So the trunk looks ok except there was rot at the very base on one side. There was also rot at the top of the tree. Is this normal? The tree was struck by lighting near the top. Would this cause the tree to rot in different places?

There were also ants in the rotten part of pic 3. 

I saw a grub worm crawl out of the soft area at the base. 

I still think there is alot of good wood in this tree. From the base to the crotch is about 7 ft. long and 36" at the base. And I think that the two limbs (?) coming off of it will yield some more as well. They are about 16-20" in diameter.

Another question: I know I cant get an exact answer to this, but just to have the trunk milled, I am thinking 6/4 maybe (tell me if you think different) how many hours should it take to have that done. I will be paying by the hour and dont want to get jacked out of my money. 

Thanks,
Robert


----------



## TexasTimbers (Oct 17, 2006)

It depends on how you're having it milled, and how much rot there is. If you're having it milled into very specific dimensions and he's trying to cut the best figure etc. it could take two to three, depending on how often you interact with him and study the log etc. If it takes three hours you were giving him way too many instructions IMO.  
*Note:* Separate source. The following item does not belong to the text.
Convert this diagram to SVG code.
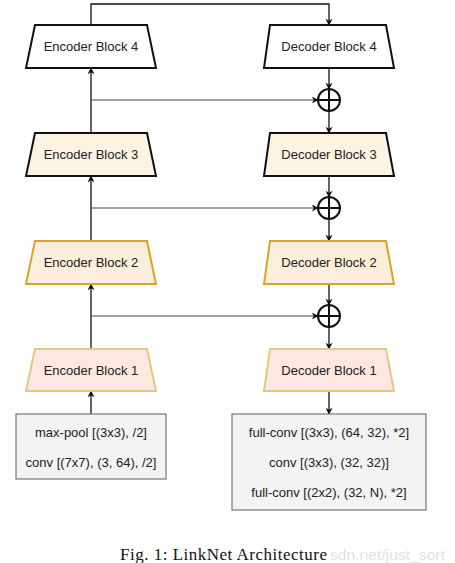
<svg xmlns="http://www.w3.org/2000/svg" width="455" height="563" viewBox="0 0 455 563">
<defs>
<style>
.lbl{font-family:"Liberation Sans",Arial,sans-serif;font-size:13px;fill:#222;text-anchor:middle;dominant-baseline:central}
.b4{fill:#ffffff;stroke:#111;stroke-width:2}
.b3{fill:#fdf3e3;stroke:#111;stroke-width:2}
.b2{fill:#fbeedb;stroke:#d9a326;stroke-width:2}
.b1{fill:#fce8e0;stroke:#e5c77f;stroke-width:2}
.box{fill:#f3f3f3;stroke:#777;stroke-width:1.2}
.con{fill:none;stroke:#111;stroke-width:1.3}
.skip{fill:none;stroke:#444;stroke-width:1.2}
.plus{fill:none;stroke:#111;stroke-width:2}
</style>
<marker id="ah" viewBox="0 0 10 10" refX="9" refY="5" markerWidth="7" markerHeight="7" markerUnits="userSpaceOnUse" orient="auto">
<path d="M0,0 L10,5 L0,10 L3,5 z" fill="#111"/>
</marker>
</defs>
<rect width="455" height="563" fill="#fff"/>
<g id="connectors">
<path class="con" d="M91,25 V4 H329 V25" marker-end="url(#ah)"/>
<path class="con" d="M91,133 V68" marker-end="url(#ah)"/>
<path class="con" d="M91,241 V176" marker-end="url(#ah)"/>
<path class="con" d="M91,349 V284" marker-end="url(#ah)"/>
<path class="con" d="M91,414 V391" marker-end="url(#ah)"/>
<path class="skip" d="M91,100 H318" marker-end="url(#ah)"/>
<path class="skip" d="M91,208 H318" marker-end="url(#ah)"/>
<path class="skip" d="M91,316 H318" marker-end="url(#ah)"/>
<path class="con" d="M329,68 V89" marker-end="url(#ah)"/>
<path class="con" d="M329,111 V133" marker-end="url(#ah)"/>
<path class="con" d="M329,176 V197" marker-end="url(#ah)"/>
<path class="con" d="M329,219 V241" marker-end="url(#ah)"/>
<path class="con" d="M329,284 V305" marker-end="url(#ah)"/>
<path class="con" d="M329,327 V349" marker-end="url(#ah)"/>
<path class="con" d="M329,391 V414" marker-end="url(#ah)"/>
</g>
<g id="enc4"><path class="b4" d="M35,25 H147 L156,68 H26 Z"/><text class="lbl" x="91" y="46.5">Encoder Block 4</text></g>
<g id="dec4"><path class="b4" d="M270,25 H386 L394,68 H264 Z"/><text class="lbl" x="329" y="46.5">Decoder Block 4</text></g>
<g id="enc3"><path class="b3" d="M35,133 H147 L156,176 H26 Z"/><text class="lbl" x="91" y="154.5">Encoder Block 3</text></g>
<g id="dec3"><path class="b3" d="M270,133 H386 L394,176 H264 Z"/><text class="lbl" x="329" y="154.5">Decoder Block 3</text></g>
<g id="enc2"><path class="b2" d="M35,241 H147 L156,284 H26 Z"/><text class="lbl" x="91" y="262.5">Encoder Block 2</text></g>
<g id="dec2"><path class="b2" d="M270,241 H386 L394,284 H264 Z"/><text class="lbl" x="329" y="262.5">Decoder Block 2</text></g>
<g id="enc1"><path class="b1" d="M35,349 H147 L156,391 H26 Z"/><text class="lbl" x="91" y="370">Encoder Block 1</text></g>
<g id="dec1"><path class="b1" d="M270,349 H386 L394,391 H264 Z"/><text class="lbl" x="329" y="370">Decoder Block 1</text></g>
<g id="add4"><circle class="plus" cx="329" cy="100" r="11"/><path class="plus" d="M318,100 H340 M329,89 V111"/></g>
<g id="add3"><circle class="plus" cx="329" cy="208" r="11"/><path class="plus" d="M318,208 H340 M329,197 V219"/></g>
<g id="add2"><circle class="plus" cx="329" cy="316" r="11"/><path class="plus" d="M318,316 H340 M329,305 V327"/></g>
<g id="input">
<rect class="box" x="16" y="414" width="150" height="65"/>
<text class="lbl" x="91" y="432">max-pool [(3x3), /2]</text>
<text class="lbl" x="91" y="462">conv [(7x7), (3, 64), /2]</text>
</g>
<g id="output">
<rect class="box" x="232" y="414" width="194" height="96"/>
<text class="lbl" x="329" y="432">full-conv [(3x3), (64, 32), *2]</text>
<text class="lbl" x="329" y="462">conv [(3x3), (32, 32)]</text>
<text class="lbl" x="329" y="492">full-conv [(2x2), (32, N), *2]</text>
</g>
<text x="330" y="560" font-family="Liberation Sans,Arial,sans-serif" font-size="15" fill="#e2e2e2" textLength="115" lengthAdjust="spacingAndGlyphs">sdn.net/just_sort</text>
<text x="120" y="560" font-family="Liberation Serif,'Times New Roman',serif" font-size="17" fill="#111" textLength="207" lengthAdjust="spacing">Fig. 1: LinkNet Architecture</text>
</svg>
If you like the way he's cut for you in the past just give him your general parameters and turn him lose on it. It's a good size log, but even with a manual mill it shouldn't take more than 1.5 to 2 hours I wouldn't think, unless as said y'all are doing a lot of contemplation between passes and turns.


----------



## Chippin-in (Feb 4, 2010)

Thanks TT. I was thinking that I should be able to get about 300 bf from the trunk (depending on the amount of rot). If I can get that much @ $65.00 an hr milling ($130.00 2 hrs) it wouldnt be a bad deal.


----------



## bugman1954 (Apr 1, 2008)

Is that a boring beetle larva hanging out the end of the buck log in the first picture? I just milled a white oak log that had been dead for a couple of years and I have powder post beetles and larve in the lumber. I sprayed some of the wood with no-tox antifreeze but there seems to still be some of them around. I know the antifreeze makes the wood undesirable for them to eat but I want to kill the little suckers. I hear bora care will kill them but I can't find it locally.


----------



## Chippin-in (Feb 4, 2010)

Hey Bugman, it looked like a grub worm to me, but I dont know what one of them larva looks like. Maybe Ill google it.


----------



## Chippin-in (Feb 4, 2010)

OK, I did search on beetle larva....looks just like a grub worm :blink:. Not sure what kind of beetles we got in TX, but I guess it could be.


----------



## woody woodturner (Jul 9, 2010)

chop it up before the little bug ger eats the lot:laughing::laughing:


----------